Crave is currently working with Handleman to place EPC Gen 2 tags on cases of the new games, as well as the promotional display sent to each store, in which the items will be displayed. Handleman will work with Crave to collect case and pallet tag reads from Wal-Mart's Retail Link extranet. The system will read the tags from the cases and display as they are received at the test stores, and as they are brought onto the sales floor.

Haram says the second pilot, a six-week project Handleman is conducting for an unnamed supplier of health and beauty products, will begin Dec. 3. "When we first met with this [health and beauty products] company," Haram told attendees, "they said they had a 98 percent in-stock rate, which is unusually high."

After Handleman performed store audits of the company's products, however, it found that the percentage of its products in stock at the stores was less than 98 percent. This discrepancy was due to the company's reliance on in-stock reporting based on the inventory on record rather than physical inventory levels. Based on this audit, the manufacturer decided to move forward with a pilot to determine if RFID could be used to help keep store shelves better stocked.
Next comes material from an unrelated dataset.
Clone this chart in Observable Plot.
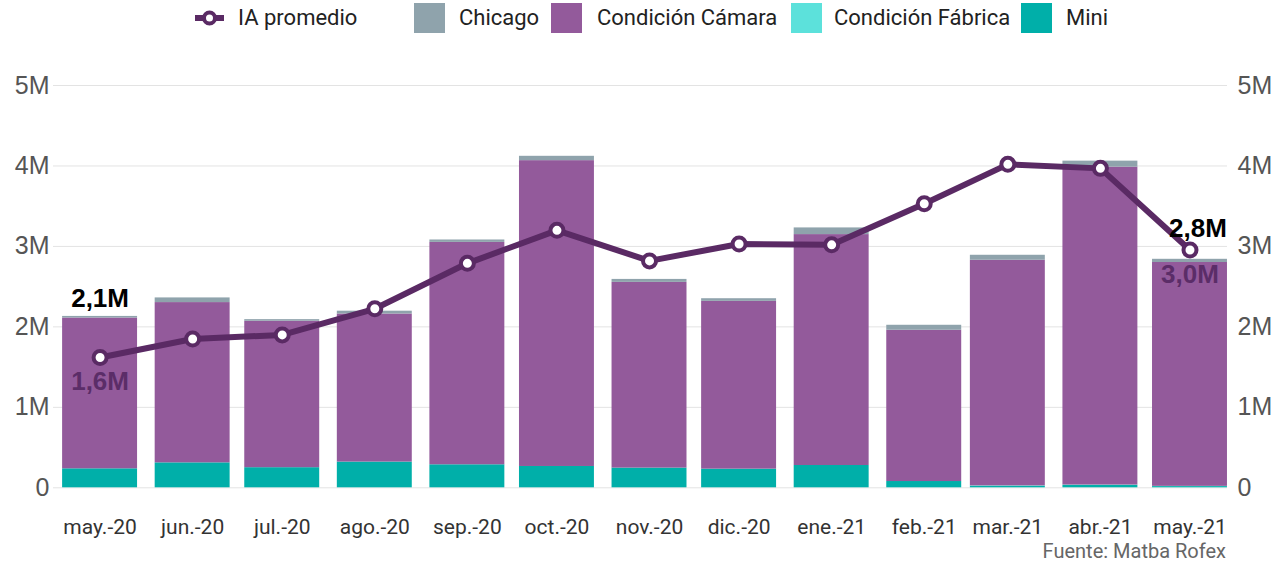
<!DOCTYPE html>
<html><head><meta charset="utf-8">
<script src="https://cdn.jsdelivr.net/npm/d3@7"></script>
<script src="https://cdn.jsdelivr.net/npm/@observablehq/plot@0.6"></script>
<style>
body{margin:0;background:#fff;}
#wrap{position:relative;width:1280px;height:563px;overflow:hidden;font-family:Roboto,sans-serif;}
#legend{position:relative;height:40px;}
.lt{position:absolute;top:0;height:36px;line-height:36px;font-size:22px;color:#222;white-space:nowrap;}
.sw{position:absolute;top:3px;width:31px;height:30px;}
#chart{position:absolute;top:40px;left:0;}
#foot{position:absolute;right:54px;top:539px;font-size:20px;color:#666;font-family:Roboto,sans-serif;}
</style></head>
<body><div id="wrap"><div id="legend"></div><div id="chart"></div><div id="foot">Fuente: Matba Rofex</div></div>
<script>
// ---- data (values in millions) ----
const months = ["may.-20","jun.-20","jul.-20","ago.-20","sep.-20","oct.-20","nov.-20","dic.-20","ene.-21","feb.-21","mar.-21","abr.-21","may.-21"];
const dates = ["2020-05-01","2020-06-01","2020-07-01","2020-08-01","2020-09-01","2020-10-01","2020-11-01","2020-12-01","2021-01-01","2021-02-01","2021-03-01","2021-04-01","2021-05-01"];
const mini    = [0.236,0.31,0.25,0.32,0.286,0.265,0.245,0.232,0.277,0.078,0.02,0.03,0.015];
const fabrica = [0,0,0,0,0,0,0,0,0,0,0.004,0.004,0.003];
const camara  = [1.874,1.992,1.82,1.84,2.764,3.801,2.308,2.085,2.87,1.88,2.804,3.951,2.782];
const chicago = [0.02,0.058,0.02,0.035,0.03,0.054,0.037,0.033,0.083,0.062,0.062,0.075,0.04];
const iaPromedio = [1.62,1.85,1.90,2.225,2.79,3.20,2.82,3.03,3.02,3.53,4.02,3.97,2.955];
const seriesNames = ["Mini","Condición Fábrica","Condición Cámara","Chicago"];
const seriesColors = ["#00afa9","#5ce1db","#935a9b","#8fa3ac"];
const legendOrder = ["Chicago","Condición Cámara","Condición Fábrica","Mini"];
const lineName = "IA promedio";
const lineColor = "#5a2a64";
const yTicks = [0,1,2,3,4,5];

// ---- tables ----
const seriesValues = [mini, fabrica, camara, chicago];
const halfBar = 12.55 * 864e5;
const rows = [];
const points = dates.map((s, i) => {
  const date = new Date(s);
  let acc = 0;
  seriesValues.forEach((arr, k) => {
    rows.push({date, series: seriesNames[k], x1: new Date(+date - halfBar), x2: new Date(+date + halfBar), y1: acc, y2: acc + arr[i]});
    acc += arr[i];
  });
  return {date, total: acc, ia: iaPromedio[i], label: months[i]};
});
const fmt = v => v.toFixed(1).replace(".", ",") + "M";
const labelOf = new Map(points.map(p => [+p.date, p.label]));
const first = points[0], last = points[points.length - 1];

// ---- legend ----
const legend = document.getElementById("legend");
const legendPos = {icon: 195, text: 238, sw: [414, 551, 791, 1021], tx: [459, 597, 834, 1066]};
legend.innerHTML =
  `<svg style="position:absolute;left:${legendPos.icon}px;top:9px" width="29" height="18"><line x1="0" x2="29" y1="9" y2="9" stroke="${lineColor}" stroke-width="6"/><circle cx="14.5" cy="9" r="5.5" fill="#fff" stroke="${lineColor}" stroke-width="4"/></svg>` +
  `<div class="lt" style="left:${legendPos.text}px">${lineName}</div>` +
  legendOrder.map((n, i) => `<div class="sw" style="left:${legendPos.sw[i]}px;background:${seriesColors[seriesNames.indexOf(n)]}"></div><div class="lt" style="left:${legendPos.tx[i]}px">${n}</div>`).join("");

// ---- chart ----
const x0 = new Date(+first.date - 15.6 * 864e5), x1 = new Date(+last.date + 12.56 * 864e5);
const tickFont = "'Liberation Sans', Arial, sans-serif";
const chart = Plot.plot({
  width: 1280, height: 500,
  marginLeft: 53, marginRight: 53, marginTop: 45, marginBottom: 52.7,
  style: {fontFamily: "Roboto, sans-serif", color: "#555", background: "transparent"},
  x: {type: "utc", domain: [x0, x1], label: null},
  y: {domain: [0, 5], label: null},
  color: {domain: seriesNames, range: seriesColors},
  marks: [
    Plot.gridY(yTicks, {stroke: "#e3e3e3", strokeOpacity: 1, strokeWidth: 1}),
    Plot.rectY(rows, {x1: "x1", x2: "x2", y1: "y1", y2: "y2", fill: "series"}),
    Plot.line(points, {x: "date", y: "ia", stroke: lineColor, strokeWidth: 6}),
    Plot.dot(points, {x: "date", y: "ia", r: 6.5, fill: "#fff", stroke: lineColor, strokeWidth: 4}),
    Plot.text([first], {x: "date", y: "total", text: d => fmt(d.total), lineAnchor: "bottom", dy: -9, fontSize: 26, fontWeight: "bold", fill: "#000", fontFamily: tickFont}),
    Plot.text([last], {x: "date", y: "total", text: d => fmt(d.total), lineAnchor: "bottom", dy: -22, dx: 8, fontSize: 26, fontWeight: "bold", fill: "#000", fontFamily: tickFont}),
    Plot.text([first, last], {x: "date", y: "ia", text: d => fmt(d.ia), lineAnchor: "top", dy: 14, fontSize: 26, fontWeight: "bold", fill: "#5b2d68", fontFamily: tickFont}),
    Plot.axisY(yTicks, {anchor: "left", tickSize: 0, tickPadding: 4, tickFormat: d => d === 0 ? "0" : d + "M", fontSize: 25, fill: "#555", fontFamily: tickFont}),
    Plot.axisY(yTicks, {anchor: "right", tickSize: 0, tickPadding: 10, tickFormat: d => d === 0 ? "0" : d + "M", fontSize: 25, fill: "#555", fontFamily: tickFont}),
    Plot.axisX(points.map(p => p.date), {tickSize: 0, tickPadding: 31, tickFormat: d => labelOf.get(+d), fontSize: 21, fill: "#333"})
  ]
});
document.getElementById("chart").appendChild(chart);
</script>
</body></html>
The pilot Handleman will perform for the manufacturer, Haram said, will involve a small number of high-value goods, priced at $20 to $50 apiece. To comply with Wal-Mart's RFID initiative, the manufacturer is already putting EPC Gen 2 tags on cases of the stock-keeping units (SKUs) to be tracked in the pilot. Handleman merchandisers will add item-level tags to the products once they reach the four test stores involved in the pilot. They will then utilize a handheld interrogator to inventory the tagged items on the store shelves, three times weekly throughout the six-week pilot, to ensure the products are available to customers.

For each pilot, Handleman will monitor the stock levels of the same SKUs at four control stores, where none of the cases, promotional displays or items will be tagged. Handleman is partnering with EPCsolutions, a provider of RFID middleware, to provide the software that will be used to commission EPCs and associate them with SKUs, as well as generate out-of-stock and promotional inventory reports.